Monday 5 March 2012

A Call to Well-Levered Arms from the West...

Right then. I saw my science labs today. I didn't have my camera so I can't show them, but in summary, they aren't exactly supplied. The walls are plain: a far cry from the colourful and inspiring walls we make at home. In short, there's nothing.

I recently made an application for funding to get musical instruments for the school, so I'm hoping with fingers crossed that in a month or so there'll be drums, guitars, and a keyboard.

Sports-wise, the school is currently building a basketball pitch - you can see it in the picture below. The football pitch is scheduled for next year, so for now we play on gravel. There's one or two flat footballs lying around the place and I met a kid who was going up into the jungle to get some bamboo to make some goals but I've got no idea how he'll get them through the gravel. In short... there's very little for kids to do here. There's not much for teachers to do either, except play on the gravel or sit around a bukari chewing the fat. I started constructing a chess set for us. I got as far as Knights and Bishops before a colleague told me he already had one.



A representative of the Japanese government graced our school today to review the progress and meet students and staff. Pakshikha MSS was built with generous Japanese JICA funding. Those funds gave us our buildings and filled them with rudimentary furnishings – tables, chairs etc. The pride of the school is the MPH (Multi Purpose Hall), and it looks good. But the labs remain empty. The sports facilities are lean to say the least. There are no music facilities.
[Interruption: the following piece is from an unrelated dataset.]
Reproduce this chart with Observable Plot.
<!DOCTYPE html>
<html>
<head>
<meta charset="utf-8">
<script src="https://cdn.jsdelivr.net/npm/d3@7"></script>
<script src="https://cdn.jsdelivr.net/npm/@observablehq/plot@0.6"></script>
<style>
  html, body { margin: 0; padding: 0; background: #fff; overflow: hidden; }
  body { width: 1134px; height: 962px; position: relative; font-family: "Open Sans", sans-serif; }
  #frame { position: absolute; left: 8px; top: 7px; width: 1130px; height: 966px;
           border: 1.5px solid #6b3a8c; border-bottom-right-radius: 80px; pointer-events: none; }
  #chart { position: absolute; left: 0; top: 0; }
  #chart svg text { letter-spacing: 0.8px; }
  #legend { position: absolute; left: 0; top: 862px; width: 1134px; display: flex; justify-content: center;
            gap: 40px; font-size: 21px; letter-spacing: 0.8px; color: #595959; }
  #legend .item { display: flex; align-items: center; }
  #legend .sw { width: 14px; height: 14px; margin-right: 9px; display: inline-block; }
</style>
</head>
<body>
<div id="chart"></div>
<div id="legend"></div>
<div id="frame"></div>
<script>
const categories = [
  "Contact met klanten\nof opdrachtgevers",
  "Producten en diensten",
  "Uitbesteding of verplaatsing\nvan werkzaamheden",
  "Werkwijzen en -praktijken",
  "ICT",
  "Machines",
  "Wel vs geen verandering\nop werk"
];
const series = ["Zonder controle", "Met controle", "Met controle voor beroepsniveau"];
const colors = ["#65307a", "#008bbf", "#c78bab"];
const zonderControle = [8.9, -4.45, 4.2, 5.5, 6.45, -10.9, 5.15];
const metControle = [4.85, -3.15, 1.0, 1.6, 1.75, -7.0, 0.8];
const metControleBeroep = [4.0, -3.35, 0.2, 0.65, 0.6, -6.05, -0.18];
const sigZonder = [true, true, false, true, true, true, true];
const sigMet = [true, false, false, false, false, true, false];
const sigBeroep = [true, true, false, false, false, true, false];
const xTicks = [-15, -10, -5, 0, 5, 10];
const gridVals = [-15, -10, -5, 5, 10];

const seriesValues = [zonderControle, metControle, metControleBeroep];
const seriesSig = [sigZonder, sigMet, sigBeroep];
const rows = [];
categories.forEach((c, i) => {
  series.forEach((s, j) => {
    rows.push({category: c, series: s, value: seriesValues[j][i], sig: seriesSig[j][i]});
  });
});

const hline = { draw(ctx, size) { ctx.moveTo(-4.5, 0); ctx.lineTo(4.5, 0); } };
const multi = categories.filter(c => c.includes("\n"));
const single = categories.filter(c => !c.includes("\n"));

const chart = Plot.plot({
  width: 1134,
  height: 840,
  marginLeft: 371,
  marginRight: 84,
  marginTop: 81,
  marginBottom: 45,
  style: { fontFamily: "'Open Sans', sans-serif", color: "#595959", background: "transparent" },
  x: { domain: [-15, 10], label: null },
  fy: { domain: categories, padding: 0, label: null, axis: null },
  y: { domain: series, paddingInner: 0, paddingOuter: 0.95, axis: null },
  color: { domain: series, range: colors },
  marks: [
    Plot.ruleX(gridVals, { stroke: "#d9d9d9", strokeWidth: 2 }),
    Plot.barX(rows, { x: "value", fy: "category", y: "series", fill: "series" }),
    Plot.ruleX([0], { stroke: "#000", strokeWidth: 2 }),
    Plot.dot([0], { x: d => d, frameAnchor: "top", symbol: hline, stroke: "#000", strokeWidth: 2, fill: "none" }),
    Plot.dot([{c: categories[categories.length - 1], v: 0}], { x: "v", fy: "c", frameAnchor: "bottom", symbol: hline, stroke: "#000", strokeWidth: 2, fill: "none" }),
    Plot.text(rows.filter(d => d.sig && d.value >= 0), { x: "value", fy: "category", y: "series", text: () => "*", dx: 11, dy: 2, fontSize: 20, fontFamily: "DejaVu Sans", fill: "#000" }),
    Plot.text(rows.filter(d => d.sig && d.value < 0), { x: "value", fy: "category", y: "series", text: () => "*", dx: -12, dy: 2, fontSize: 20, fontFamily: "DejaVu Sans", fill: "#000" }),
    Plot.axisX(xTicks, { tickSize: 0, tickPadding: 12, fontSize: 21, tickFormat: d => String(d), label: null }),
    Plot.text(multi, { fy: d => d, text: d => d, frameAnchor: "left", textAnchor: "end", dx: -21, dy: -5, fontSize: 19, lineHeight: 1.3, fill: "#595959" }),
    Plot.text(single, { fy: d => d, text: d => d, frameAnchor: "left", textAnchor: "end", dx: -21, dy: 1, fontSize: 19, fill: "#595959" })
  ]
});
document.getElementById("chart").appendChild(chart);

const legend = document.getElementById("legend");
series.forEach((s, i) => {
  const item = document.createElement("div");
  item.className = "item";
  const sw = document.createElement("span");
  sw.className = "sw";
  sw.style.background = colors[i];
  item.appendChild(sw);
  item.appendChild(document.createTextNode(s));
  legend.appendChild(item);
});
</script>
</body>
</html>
During my time here I intend to make as big a contribution as I can to the family of Pakshikha, and I'm finding out already that I am able to make a real difference. I feel obliged to make the application for music funds – I have access to funding streams that the school does not. I was able to computerize the timetabling because I have access to technology that the staff does not have, a benefit of my privileged western education. If all goes well, there'll be a website so the families don't have to travel to school for results (it can be a journey of days). And of course I'll gradually be introducing different methods of teaching and learning (more about the classroom later).

But here's the rub... I also have access to you guys. This is a call to arms, a mobilisation of forces, and an opportunity for you to do something small that'll make a big difference. There's a surplus of stuff back in Blighty and elsewhere; there's a surfeit out here. So if anybody who works in a school can gather up those posters that languish unseen behind the cupboards, roll them up into a tube and send them to me, I'd be immensely grateful.

You could go one step further... Imagine what would happen if a class set of Newton meters or prisms or protractors were depleted by a mere single item? Compare the barely detrimental impact on those classes to the positive impact that just one of these items would have to teaching and learning over here. One instead of none! Something instead of nothing! And they'd be here year after year.



I never really intended to write an entry like this, and I know it's a long shot, but a surprise parcel from a friend made me realise how easy it is for people back home to make a big difference here. It's like a charity lever... you apply a smidgeon of force from there and by the time it gets to here, the impact is massive.

If you do work in a school, perhaps you could approach your boss and talk it through. Or give the principal this blog message to read and see what they say. If you don't work in a school, you can of course still help. 

Here's the address again:

Pakshikha MSS
Gedu
Chukha
Bhutan

Send things if you can! Ask me if you 're not sure what's appropriate or useful. But not stuff for me - stuff for the school. I have more than everything I need.  

2 comments:

Unknown said...

Dave - will ask around and will hopefully send some educational posters for the wall.